Exercise details:
Search the material and gather each line with "this" in it.

Dataset records:
--- --- ---
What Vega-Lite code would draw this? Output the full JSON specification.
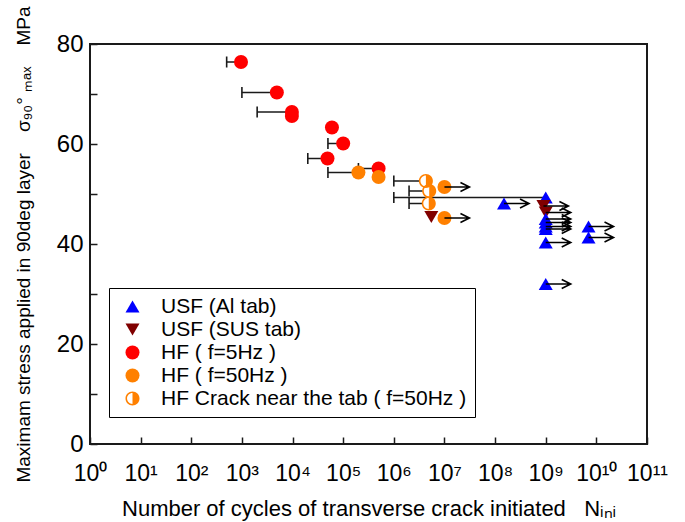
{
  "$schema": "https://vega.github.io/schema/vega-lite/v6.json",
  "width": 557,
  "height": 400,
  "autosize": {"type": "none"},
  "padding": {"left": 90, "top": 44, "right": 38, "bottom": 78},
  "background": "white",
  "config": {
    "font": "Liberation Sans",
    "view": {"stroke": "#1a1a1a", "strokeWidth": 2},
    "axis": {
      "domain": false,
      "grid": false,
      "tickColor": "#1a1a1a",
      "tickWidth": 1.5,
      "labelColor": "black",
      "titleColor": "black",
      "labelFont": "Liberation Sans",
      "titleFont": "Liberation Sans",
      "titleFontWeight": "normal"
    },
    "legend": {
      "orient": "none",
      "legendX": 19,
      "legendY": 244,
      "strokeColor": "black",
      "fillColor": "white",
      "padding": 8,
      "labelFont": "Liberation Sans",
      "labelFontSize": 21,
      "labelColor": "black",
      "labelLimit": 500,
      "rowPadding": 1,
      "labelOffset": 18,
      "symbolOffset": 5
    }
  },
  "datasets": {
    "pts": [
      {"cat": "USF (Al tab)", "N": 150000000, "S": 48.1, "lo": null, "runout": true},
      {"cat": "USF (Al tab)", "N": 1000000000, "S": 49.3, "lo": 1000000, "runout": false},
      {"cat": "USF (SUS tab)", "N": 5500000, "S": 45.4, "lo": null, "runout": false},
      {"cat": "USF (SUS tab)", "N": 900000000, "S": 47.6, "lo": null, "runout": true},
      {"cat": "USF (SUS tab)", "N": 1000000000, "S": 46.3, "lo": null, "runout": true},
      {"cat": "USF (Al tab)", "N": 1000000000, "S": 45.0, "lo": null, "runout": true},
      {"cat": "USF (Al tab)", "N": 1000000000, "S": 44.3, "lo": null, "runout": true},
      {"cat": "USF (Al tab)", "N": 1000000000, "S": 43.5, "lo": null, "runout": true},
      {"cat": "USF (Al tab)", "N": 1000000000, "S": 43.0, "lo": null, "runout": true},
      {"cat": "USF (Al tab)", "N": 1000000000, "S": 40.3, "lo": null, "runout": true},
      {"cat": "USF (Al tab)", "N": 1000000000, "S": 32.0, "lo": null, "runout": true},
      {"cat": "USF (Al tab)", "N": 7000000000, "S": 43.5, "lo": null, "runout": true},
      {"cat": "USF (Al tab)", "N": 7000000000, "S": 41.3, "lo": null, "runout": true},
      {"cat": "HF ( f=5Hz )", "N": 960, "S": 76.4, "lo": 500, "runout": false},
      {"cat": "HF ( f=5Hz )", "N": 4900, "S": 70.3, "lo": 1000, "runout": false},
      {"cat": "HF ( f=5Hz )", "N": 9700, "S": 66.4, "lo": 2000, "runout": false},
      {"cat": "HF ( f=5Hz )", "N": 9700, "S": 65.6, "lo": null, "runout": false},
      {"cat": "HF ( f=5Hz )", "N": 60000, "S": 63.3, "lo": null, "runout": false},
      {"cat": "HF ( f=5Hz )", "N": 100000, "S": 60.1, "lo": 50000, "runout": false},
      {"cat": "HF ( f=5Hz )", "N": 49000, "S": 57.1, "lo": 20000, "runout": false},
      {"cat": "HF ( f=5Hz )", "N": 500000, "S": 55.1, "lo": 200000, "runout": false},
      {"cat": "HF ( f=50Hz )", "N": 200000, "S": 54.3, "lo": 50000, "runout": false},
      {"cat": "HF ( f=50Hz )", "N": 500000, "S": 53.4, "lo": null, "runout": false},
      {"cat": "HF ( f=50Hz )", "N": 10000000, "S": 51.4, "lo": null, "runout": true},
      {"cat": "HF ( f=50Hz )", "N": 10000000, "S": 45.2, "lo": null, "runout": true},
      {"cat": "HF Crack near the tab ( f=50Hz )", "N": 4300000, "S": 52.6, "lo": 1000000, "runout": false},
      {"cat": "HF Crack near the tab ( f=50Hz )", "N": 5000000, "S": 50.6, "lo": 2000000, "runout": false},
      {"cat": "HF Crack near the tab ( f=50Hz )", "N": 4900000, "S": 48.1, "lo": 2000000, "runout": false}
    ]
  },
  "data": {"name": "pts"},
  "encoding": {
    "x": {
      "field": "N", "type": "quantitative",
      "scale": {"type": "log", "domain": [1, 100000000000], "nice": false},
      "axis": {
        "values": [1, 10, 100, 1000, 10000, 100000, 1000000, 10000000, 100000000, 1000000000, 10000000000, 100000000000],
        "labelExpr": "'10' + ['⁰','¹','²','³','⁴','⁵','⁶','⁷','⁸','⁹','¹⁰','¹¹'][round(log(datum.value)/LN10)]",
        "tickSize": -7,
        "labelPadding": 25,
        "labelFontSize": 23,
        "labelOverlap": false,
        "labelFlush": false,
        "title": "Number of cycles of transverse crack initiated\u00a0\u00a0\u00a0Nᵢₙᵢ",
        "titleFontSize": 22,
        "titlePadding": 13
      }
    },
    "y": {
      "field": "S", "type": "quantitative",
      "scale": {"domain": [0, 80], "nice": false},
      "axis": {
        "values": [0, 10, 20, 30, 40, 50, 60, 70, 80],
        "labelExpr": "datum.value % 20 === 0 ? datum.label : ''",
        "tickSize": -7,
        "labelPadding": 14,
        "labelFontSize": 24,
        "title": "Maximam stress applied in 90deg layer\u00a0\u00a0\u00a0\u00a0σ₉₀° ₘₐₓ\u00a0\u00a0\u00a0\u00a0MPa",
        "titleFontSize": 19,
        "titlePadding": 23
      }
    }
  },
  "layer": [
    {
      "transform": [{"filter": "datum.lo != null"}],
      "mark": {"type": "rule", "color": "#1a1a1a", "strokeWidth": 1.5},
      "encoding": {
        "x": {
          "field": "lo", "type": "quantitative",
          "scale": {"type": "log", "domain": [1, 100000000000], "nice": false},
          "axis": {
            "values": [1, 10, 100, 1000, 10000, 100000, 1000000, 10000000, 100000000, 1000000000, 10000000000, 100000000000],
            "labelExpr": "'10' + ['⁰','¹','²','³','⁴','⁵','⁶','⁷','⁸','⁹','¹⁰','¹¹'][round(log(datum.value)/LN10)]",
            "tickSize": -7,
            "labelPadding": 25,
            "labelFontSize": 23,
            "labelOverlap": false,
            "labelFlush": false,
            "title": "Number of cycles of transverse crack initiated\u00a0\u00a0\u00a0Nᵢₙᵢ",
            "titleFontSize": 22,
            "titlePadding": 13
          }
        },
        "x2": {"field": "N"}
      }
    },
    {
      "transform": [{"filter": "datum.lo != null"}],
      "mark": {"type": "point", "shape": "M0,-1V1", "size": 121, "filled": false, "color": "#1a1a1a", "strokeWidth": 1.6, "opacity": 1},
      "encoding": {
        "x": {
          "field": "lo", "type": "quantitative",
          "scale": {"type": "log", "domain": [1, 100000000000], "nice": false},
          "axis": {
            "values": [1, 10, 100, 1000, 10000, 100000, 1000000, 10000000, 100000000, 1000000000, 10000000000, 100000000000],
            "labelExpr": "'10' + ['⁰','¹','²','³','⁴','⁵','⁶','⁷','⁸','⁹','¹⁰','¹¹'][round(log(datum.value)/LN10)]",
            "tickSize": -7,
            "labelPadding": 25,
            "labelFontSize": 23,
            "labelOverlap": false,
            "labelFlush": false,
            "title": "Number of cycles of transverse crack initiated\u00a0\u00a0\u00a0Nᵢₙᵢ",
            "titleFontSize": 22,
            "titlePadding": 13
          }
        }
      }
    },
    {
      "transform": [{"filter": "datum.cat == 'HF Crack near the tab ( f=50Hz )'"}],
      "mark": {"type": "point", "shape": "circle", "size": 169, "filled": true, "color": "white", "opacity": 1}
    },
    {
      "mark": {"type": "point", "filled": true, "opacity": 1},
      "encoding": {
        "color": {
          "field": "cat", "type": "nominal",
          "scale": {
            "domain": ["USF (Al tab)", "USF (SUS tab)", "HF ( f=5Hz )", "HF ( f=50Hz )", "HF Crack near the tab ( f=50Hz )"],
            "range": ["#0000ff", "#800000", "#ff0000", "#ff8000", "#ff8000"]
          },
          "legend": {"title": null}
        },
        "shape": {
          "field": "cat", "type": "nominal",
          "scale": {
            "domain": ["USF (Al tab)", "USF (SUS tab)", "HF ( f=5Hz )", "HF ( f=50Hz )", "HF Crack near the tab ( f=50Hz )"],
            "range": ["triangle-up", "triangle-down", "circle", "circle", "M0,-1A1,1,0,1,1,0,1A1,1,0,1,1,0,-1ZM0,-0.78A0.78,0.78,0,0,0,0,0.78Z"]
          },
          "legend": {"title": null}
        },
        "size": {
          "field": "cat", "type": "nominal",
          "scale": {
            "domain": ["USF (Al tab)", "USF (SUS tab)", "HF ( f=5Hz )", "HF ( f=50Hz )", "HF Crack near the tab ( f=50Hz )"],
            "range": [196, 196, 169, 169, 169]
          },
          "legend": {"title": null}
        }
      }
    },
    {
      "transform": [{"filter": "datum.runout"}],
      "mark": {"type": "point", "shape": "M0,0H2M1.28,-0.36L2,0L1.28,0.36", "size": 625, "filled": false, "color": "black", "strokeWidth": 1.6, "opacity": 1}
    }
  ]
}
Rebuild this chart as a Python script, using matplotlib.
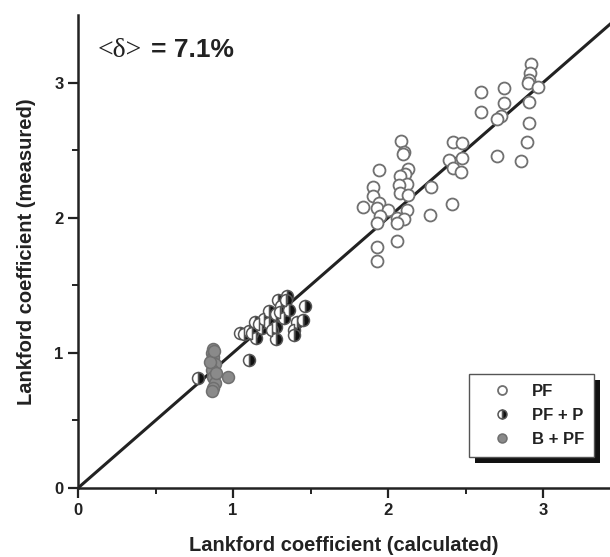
--- --- ---
Result:
What Vega-Lite code would draw this? Output the full JSON specification.
Rebuild this chart as a Python script, using matplotlib.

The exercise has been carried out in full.